BP Plc said debts mounted in the first quarter, yet another setback for the UK energy major as it struggles to turn its finances around.
Net debt climbed about $4 billion from the prior quarter, BP said Friday, citing an increase in working capital. It also reported lower upstream production and weak gas trading — disappointing for a company pivoting back toward its core fossil-fuel business.
The guidance comes just a few months after BP unveiled plans to refocus on oil and gas and spend less on clean energy amid pressure from activist investor Elliott Investment Management. Since the end of the quarter, turnaround efforts have come under further strain, with the oil market roiled by US President Donald Trump’s aggressive trade policy and OPEC+’s move to unleash supply.
BP’s net debt totaled $23 billion at the end of last year, its ratio of debt to equity far exceeding that of Shell Plc, TotalEnergies SE, Chevron Corp. and Exxon Mobil Corp. This year the stock has fared worse than peers, particularly since Trump announced new tariffs April 2. And with oil’s sharp plunge, BP’s in a tough position to bring down borrowings and maintain shareholder returns.

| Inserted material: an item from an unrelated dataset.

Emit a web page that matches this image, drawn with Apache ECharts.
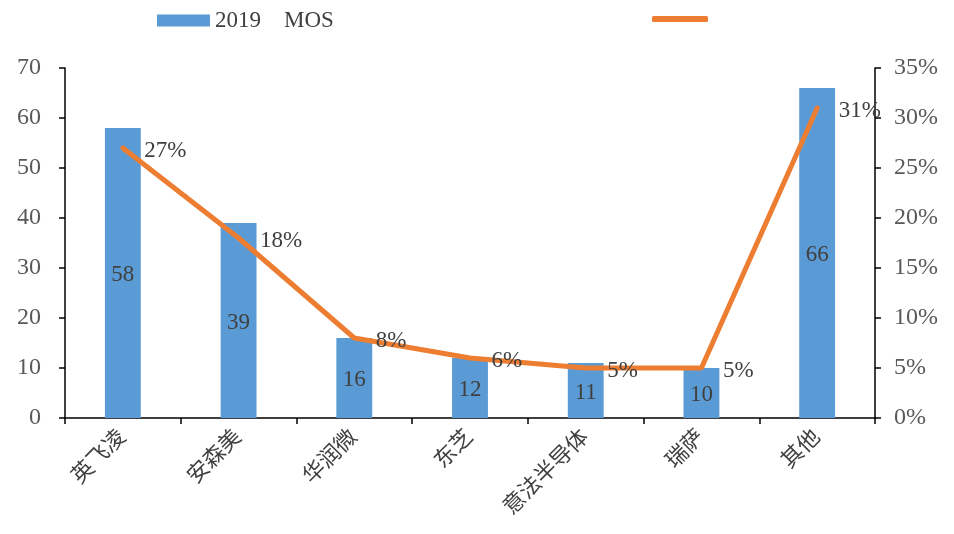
<!DOCTYPE html>
<html><head><meta charset="utf-8">
<script src="https://cdn.jsdelivr.net/npm/echarts@6/dist/echarts.min.js"></script>
<style>html,body{margin:0;padding:0;background:#fff}#c{width:954px;height:534px}</style>
</head><body><div id="c"></div>
<script>
const categories = ['英飞凌','安森美','华润微','东芝','意法半导体','瑞萨','其他'];
const revenue = [58, 39, 16, 12, 11, 10, 66];
const share = [0.27, 0.18, 0.08, 0.06, 0.05, 0.05, 0.31];
const barName = '2019    MOS';
const lineName = '份额';

const serif = '"Liberation Serif","Times New Roman",serif';
const cjk = '"Liberation Serif","Noto Sans CJK SC",serif';
const chart = echarts.init(document.getElementById('c'));
chart.setOption({
  animation: false,
  textStyle: {fontFamily: serif},
  legend: [
    {left: 152, top: 4, itemWidth: 53, itemHeight: 12, itemGap: 10,
     data: [{name: barName, icon: 'rect'}],
     textStyle: {fontFamily: serif, fontSize: 23, color: '#404040'}},
    {left: 647, top: 11, itemWidth: 56, itemHeight: 6,
     data: [{name: lineName, icon: 'roundRect'}],
     formatter: () => '',
     textStyle: {fontSize: 20}}
  ],
  grid: {left: 65, right: 79, top: 68, bottom: 116},
  xAxis: {
    type: 'category', data: categories,
    axisLine: {lineStyle: {color: '#000', width: 1.5}},
    axisTick: {show: true, alignWithLabel: false, length: 6, lineStyle: {color: '#000', width: 1.5}},
    axisLabel: {rotate: 45, fontSize: 22, color: '#404040', fontFamily: cjk, margin: 16}
  },
  yAxis: [
    {type: 'value', min: 0, max: 70, interval: 10,
     axisLine: {show: true, lineStyle: {color: '#000', width: 1.5}},
     axisTick: {show: true, length: 6, lineStyle: {color: '#000', width: 1.5}},
     splitLine: {show: false},
     axisLabel: {fontSize: 24, color: '#595959', margin: 24, fontFamily: serif}},
    {type: 'value', min: 0, max: 0.35, interval: 0.05,
     axisLine: {show: true, lineStyle: {color: '#000', width: 1.5}},
     axisTick: {show: true, length: 6, lineStyle: {color: '#000', width: 1.5}},
     splitLine: {show: false},
     axisLabel: {fontSize: 24, color: '#595959', margin: 19, fontFamily: serif,
       formatter: v => Math.round(v * 100) + '%'}}
  ],
  series: [
    {name: barName, type: 'bar', data: revenue, barWidth: '31%',
     itemStyle: {color: '#5B9BD5'},
     label: {show: true, position: 'inside', offset: [0, 2], fontSize: 23, color: '#404040', fontFamily: serif}},
    {name: lineName, type: 'line', yAxisIndex: 1, data: share,
     symbol: 'circle', symbolSize: 1, showSymbol: true,
     lineStyle: {color: '#ED7D31', width: 5, cap: 'round'},
     itemStyle: {color: '#ED7D31'},
     label: {show: true, position: 'right', distance: 2, offset: [19, 3], fontSize: 23, color: '#404040', fontFamily: serif,
       formatter: p => Math.round(p.value * 100) + '%'}}
  ]
});
</script></body></html>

“We believe BP has the highest likelihood of reducing buybacks” among the oil majors, TD Cowen analyst Jason Gabelman wrote in a note. “The stock has been the weakest performer since April 2 in the peer group due to relatively high leverage and reliance on divestments.”
BP saw “slightly higher” volumes in oil production and operations in the first quarter, but lower output in gas and low-carbon energy, the company said in a statement. Its large but opaque trading business, which at times helps the company ride out a softer market, failed to come to the rescue, with a “weak” contribution from gas and “average” for oil.
The stock slid as much as 3.5% on Friday, and traded down 2.3% as of 12:52 p.m. in London.
New Direction
The working-capital build is “largely expected to reverse,” BP said, citing “seasonal inventory effects, timing of payments including annual bonus payments and payments related to low-carbon assets held for sale.”
The company’s guidance follows a 60% decline in earnings in the last quarter of 2024. Shortly after that, Chief Executive Officer Murray Auchincloss announced his strategy “reset.” The shift entails the divestment of $20 billion of assets by the end of 2027 to alleviate a stretched balance sheet that’s seen BP trim buybacks even as most peers are locking in investor returns.
Turbulence at the company has led to changes at the very top, with the firm announcing a week ago that Chairman Helge Lund will step down “in due course.” Lund had been seen to be in a vulnerable position since Bloomberg reported that Elliott had built up a 5% stake with the aim of pushing for change.
BP is scheduled to publish first-quarter results April 29. Its guidance comes four days after rival Shell announced its own preliminary figures for the period. Shell signaled a strong start to the year for oil trading, while gas trading and optimization results are expected to be in line with the final quarter of 2024.
BP said its lower gas production partly reflected divestments in Egypt and Trinidad that were completed toward the end of last year.